Photo highlight: This sign is from the Amtrak bathroom. Devil or janitor? You decide.

Jon has a big family and most of them live in or near Capital City so we had a busy few days having dinner at various houses. His family celebrates Christmas on Christmas Eve and I think I ate at least a pound of cheese that day alone (I love brie). Amazingly, everyone still buys everyone in their large family gifts and they open them one at a time so it takes about 3 hours to open presents.

Photo highlights: Not only were there seven children at this gathering, there were two of the cutest puppies in their cutest stage of life! I think they were 11 and 8 weeks. I think you could sell tickets for cute puppy wrestling. Also, did you know that sea turtles nurse from puppies?

The highlight of Christmas Eve for me was when I sat down next to Jon's seven year old niece and asked her what she was most excited about for Christmas. I didn't necessarily mean gifts, but she said, "I'm excited about getting science stuff!" I did all of the shopping for Jon's younger nieces and nephews at the Big Natural History Museum gift shop anyways so I was thrilled to hear her say she wants science stuff. I told her I'm a scientist so she can call me if she has science questions and I'll try to answer them. I'll do anything I can to encourage an interest in science for the young people in my life.

After Christmas we headed to see my family in Midwestern City. I celebrated my birthday with them and got to celebrate Christmas with my extended family. Only two of my cousins are under 18 so we did a Thieves' Christmas with the 23 adults present. Good fun, and we managed to get smallish gifts that wouldn't take up too much space on the way home. But then we ended up acquiring massive amounts of stuff anyways and had to send a FIFTY-THREE POUND box to ourselves in Big City because we couldn't carry it all back in our bags. Ai!

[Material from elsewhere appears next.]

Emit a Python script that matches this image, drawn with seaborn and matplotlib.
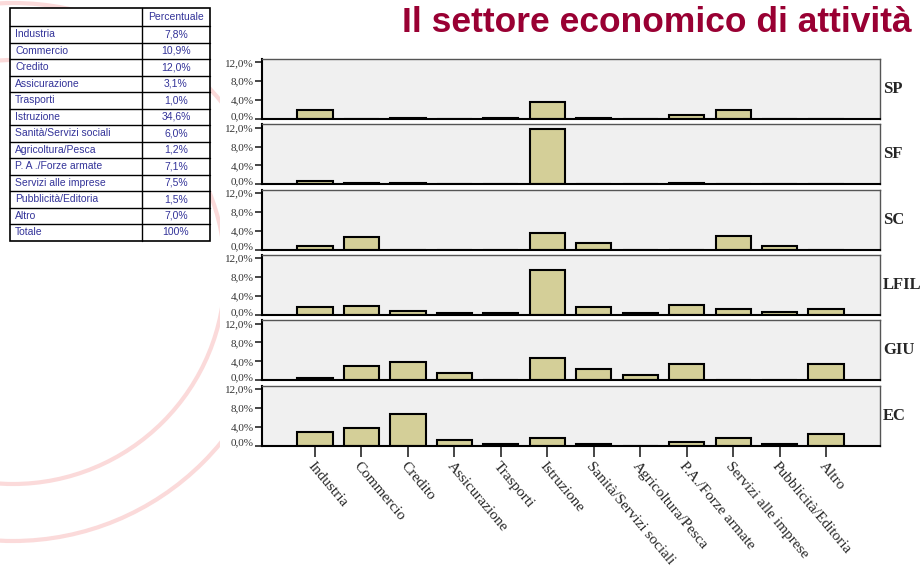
import matplotlib
matplotlib.use("Agg")
import pandas as pd
import matplotlib.pyplot as plt
import matplotlib.patches as mpatches
import seaborn as sns

# Settori economici (asse x) e tabella riassuntiva
categories = ["Industria", "Commercio", "Credito", "Assicurazione", "Trasporti",
              "Istruzione", "Sanità/Servizi sociali", "Agricoltura/Pesca",
              "P.A./Forze armate", "Servizi alle imprese", "Pubblicità/Editoria", "Altro"]
table_rows = ["Industria", "Commercio", "Credito", "Assicurazione", "Trasporti",
              "Istruzione", "Sanità/Servizi sociali", "Agricoltura/Pesca",
              "P. A ./Forze armate", "Servizi alle imprese", "Pubblicità/Editoria",
              "Altro", "Totale"]
table_pct = ["7,8%", "10,9%", "12,0%", "3,1%", "1,0%", "34,6%", "6,0%", "1,2%",
             "7,1%", "7,5%", "1,5%", "7,0%", "100%"]

# Percentuali per corso di laurea
groups = ["SP", "SF", "SC", "LFIL", "GIU", "EC"]
sp = [1.9, 0, 0.3, 0, 0.3, 3.6, 0.3, 0, 0.8, 1.9, 0, 0]
sf = [0.6, 0.2, 0.3, 0, 0, 11.6, 0.15, 0, 0.2, 0, 0, 0]
sc = [0.7, 2.6, 0, 0, 0, 3.5, 1.4, 0, 0, 2.9, 0.7, 0]
lfil = [1.6, 1.85, 0.8, 0.5, 0.3, 9.6, 1.6, 0.3, 2.05, 1.35, 0.6, 1.35]
giu = [0.5, 2.9, 3.8, 1.45, 0, 4.7, 2.35, 1.0, 3.35, 0, 0, 3.35]
ec = [2.8, 3.6, 6.7, 1.2, 0.35, 1.55, 0.35, 0, 0.8, 1.5, 0.3, 2.35]
group_values = [sp, sf, sc, lfil, giu, ec]

yticks = [0, 4, 8, 12]
ytick_labels = ["0,0%", "4,0%", "8,0%", "12,0%"]

sns.set_style("white")
plt.rcParams["font.family"] = ["Liberation Sans", "DejaVu Sans"]

W, H = 924, 573
fig = plt.figure(figsize=(W / 100, H / 100), dpi=100)

# ---- sfondo: filigrana + tabella ----
bg = fig.add_axes([0, 0, 1, 1])
bg.set_xlim(0, W)
bg.set_ylim(H, 0)
bg.axis("off")
clip = mpatches.Rectangle((0, 0), 220, H, transform=bg.transData)
for r in (269, 212):
    c = mpatches.Circle((13, 272), r, fill=False, lw=3, ec="#fbdada")
    bg.add_patch(c)
    c.set_clip_path(clip)

tx0, tx1, tx2 = 10, 142, 210
ty0, ty1, rh = 8, 26, 16.5
ty_end = ty1 + rh * len(table_rows)
bg.add_patch(mpatches.Rectangle((tx0, ty0), tx2 - tx0, ty_end - ty0,
                                fill=True, fc="white", ec="black", lw=1.2))
bg.plot([tx1, tx1], [ty0, ty_end], color="black", lw=1)
bg.text((tx1 + tx2) / 2, (ty0 + ty1) / 2, "Percentuale", ha="center", va="center",
        fontsize=7.5, color="#333399")
for i, (name, pct) in enumerate(zip(table_rows, table_pct)):
    ytop = ty1 + i * rh
    bg.plot([tx0, tx2], [ytop, ytop], color="black", lw=1)
    bg.text(tx0 + 5, ytop + rh / 2, name, ha="left", va="center", fontsize=7.5, color="#333399")
    bg.text((tx1 + tx2) / 2, ytop + rh / 2, pct, ha="center", va="center",
            fontsize=7.5, color="#333399")

fig.text(912 / W, 1 - 32 / H, "Il settore economico di attività", ha="right", va="baseline",
         fontsize=25.5, fontweight="bold", color="#990033", family="Liberation Sans")

# ---- pannelli ----
left, right = 262, 880
top0, pitch, ph = 59, 65.3, 60
for i, (g, vals) in enumerate(zip(groups, group_values)):
    top = top0 + i * pitch
    ax = fig.add_axes([left / W, 1 - (top + ph) / H, (right - left) / W, ph / H])
    ax.set_facecolor("#f0f0f0")
    df = pd.DataFrame({"settore": categories, "perc": vals})
    sns.barplot(data=df, x="settore", y="perc", ax=ax, color="#d4cf98", saturation=1,
                edgecolor="black", linewidth=1.5, width=0.76)
    ax.set_xlim(-1.14, 12.16)
    ax.set_ylim(0, 12.7)
    ax.set_xlabel("")
    ax.set_ylabel("")
    ax.set_yticks(yticks)
    ylabs = ax.set_yticklabels(ytick_labels, fontfamily="Liberation Serif", fontsize=8,
                               color="#333333")
    ylabs[0].set_va("baseline")
    ax.tick_params(axis="y", left=True, direction="out", length=5, width=1.2, pad=1)
    for s in ("top", "right"):
        ax.spines[s].set_color("#555555")
        ax.spines[s].set_linewidth(1)
    for s in ("left", "bottom"):
        ax.spines[s].set_color("black")
        ax.spines[s].set_linewidth(1.5)
    ax.text(1.005, 0.5, g, transform=ax.transAxes, ha="left", va="center",
            fontsize=12, fontweight="bold", family="Liberation Serif")
    if i < len(groups) - 1:
        ax.tick_params(axis="x", bottom=False, labelbottom=False)
    else:
        ax.tick_params(axis="x", bottom=True, direction="out", length=8, width=1.2, pad=2)
        ax.set_xticks(range(len(categories)))
        ax.set_xticklabels(categories, rotation=-50, ha="left", va="top",
                           rotation_mode="anchor", fontfamily="Liberation Serif", fontsize=11)

fig.savefig("out.png", dpi=100)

Some of my favorite Christmas or Birthday gifts:
-ipod nano from Jon. I finally have a way to listen to my favorite podcasts on the go! The nano doesn't come close to holding all my music but I really just want it for listening to podcasts. One of my favorite podcasts is Living On Earth. I highly recommend it.
-The Sierra Club Guide to Sketching in Nature. I'm really excited about improving my drawing skills with this.
-Settlers of Catan with the expansion packs. We asked for this specifically because we've been borrowing it from friends for months now. This is now my favorite board game and I highly recommend it.
-knitted mitt/mittens. They have flaps that turn the mitts into mittens. Very cute!
-From Curries to Kebabs: Recipes from the Indian Spice Trail. Jon and I love Indian food and have been eager to learn how to make it ourselves. We made two recipes from it the other night and it was excellent!
-His Dark Materials Trilogy. This begins with the Golden Compass, which we saw in the theatre and really liked so Jon bought the books for me.
-Christmas ornaments to replace some of the ones that I lost. Thanks Mom!

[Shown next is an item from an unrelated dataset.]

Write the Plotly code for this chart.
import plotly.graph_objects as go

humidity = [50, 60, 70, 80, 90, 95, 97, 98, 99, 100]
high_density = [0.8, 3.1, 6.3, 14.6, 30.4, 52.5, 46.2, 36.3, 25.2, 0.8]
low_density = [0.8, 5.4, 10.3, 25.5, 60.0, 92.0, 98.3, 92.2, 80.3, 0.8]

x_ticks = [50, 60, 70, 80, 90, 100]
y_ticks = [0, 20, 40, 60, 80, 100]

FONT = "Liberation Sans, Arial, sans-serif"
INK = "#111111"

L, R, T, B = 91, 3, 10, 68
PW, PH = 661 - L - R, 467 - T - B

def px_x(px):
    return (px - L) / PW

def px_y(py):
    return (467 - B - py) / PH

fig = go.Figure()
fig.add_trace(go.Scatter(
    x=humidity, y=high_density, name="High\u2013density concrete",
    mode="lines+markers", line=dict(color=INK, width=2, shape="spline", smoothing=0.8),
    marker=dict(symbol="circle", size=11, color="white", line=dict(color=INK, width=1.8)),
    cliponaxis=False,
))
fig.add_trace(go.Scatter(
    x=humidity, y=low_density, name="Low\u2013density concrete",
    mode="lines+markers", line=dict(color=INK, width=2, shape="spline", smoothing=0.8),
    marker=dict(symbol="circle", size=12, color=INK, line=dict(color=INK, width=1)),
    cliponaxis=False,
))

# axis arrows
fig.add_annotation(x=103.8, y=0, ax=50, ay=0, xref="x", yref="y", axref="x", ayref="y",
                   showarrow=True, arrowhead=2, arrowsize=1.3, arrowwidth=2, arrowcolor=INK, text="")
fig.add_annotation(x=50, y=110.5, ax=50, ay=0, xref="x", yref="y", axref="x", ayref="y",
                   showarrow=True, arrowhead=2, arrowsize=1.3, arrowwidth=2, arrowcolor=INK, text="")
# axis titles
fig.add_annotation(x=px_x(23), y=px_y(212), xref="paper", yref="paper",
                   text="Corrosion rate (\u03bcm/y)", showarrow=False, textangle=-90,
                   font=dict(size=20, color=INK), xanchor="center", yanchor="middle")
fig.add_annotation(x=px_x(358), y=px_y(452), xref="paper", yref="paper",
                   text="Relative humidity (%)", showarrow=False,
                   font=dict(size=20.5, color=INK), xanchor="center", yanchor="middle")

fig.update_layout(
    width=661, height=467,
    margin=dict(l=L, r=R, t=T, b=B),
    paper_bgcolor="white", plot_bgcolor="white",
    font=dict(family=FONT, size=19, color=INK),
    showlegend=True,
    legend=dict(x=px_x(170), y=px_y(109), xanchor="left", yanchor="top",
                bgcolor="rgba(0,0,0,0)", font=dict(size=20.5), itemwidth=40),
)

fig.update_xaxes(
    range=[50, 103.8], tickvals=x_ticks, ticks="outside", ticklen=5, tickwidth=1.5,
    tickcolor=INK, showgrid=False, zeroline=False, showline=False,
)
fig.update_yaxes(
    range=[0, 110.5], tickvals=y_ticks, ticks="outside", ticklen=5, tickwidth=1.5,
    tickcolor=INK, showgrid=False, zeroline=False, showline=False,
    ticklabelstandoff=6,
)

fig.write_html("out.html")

Jon and I tried hard to buy one thoughtful gift for each person/family. We didn't have a budget but I don't think we spent more than we could afford to. For ourselves we had a $20 limit, which he kept but I exceeded (I justified exceeding it because I bought him winter athletic clothing that he needed but hadn't purchased yet). I only got one body lotion and one candle! For the things that just aren't quite worth keeping, we're going to have a party where people bring their unwanted gifts and we auction everything off with fake money. After all, one person's trash is another person's treasure.

We got back to Big City on New Year's Eve just in time to receive an very unexpected call from a SFC friend who was stuck in Big City Airport due to weather-related delays and cancellations. We hadn't seen her since just before we left for RFC when she stopped by on similarly short notice. We were thrilled to spend NYE with her and sent her on her way on New Year's Day. Since then we've been catching up with various friends (which has been fun but also tiring) so I'm really enjoying this time to sit around and do little other than write for my blog and read. So many books, so little time!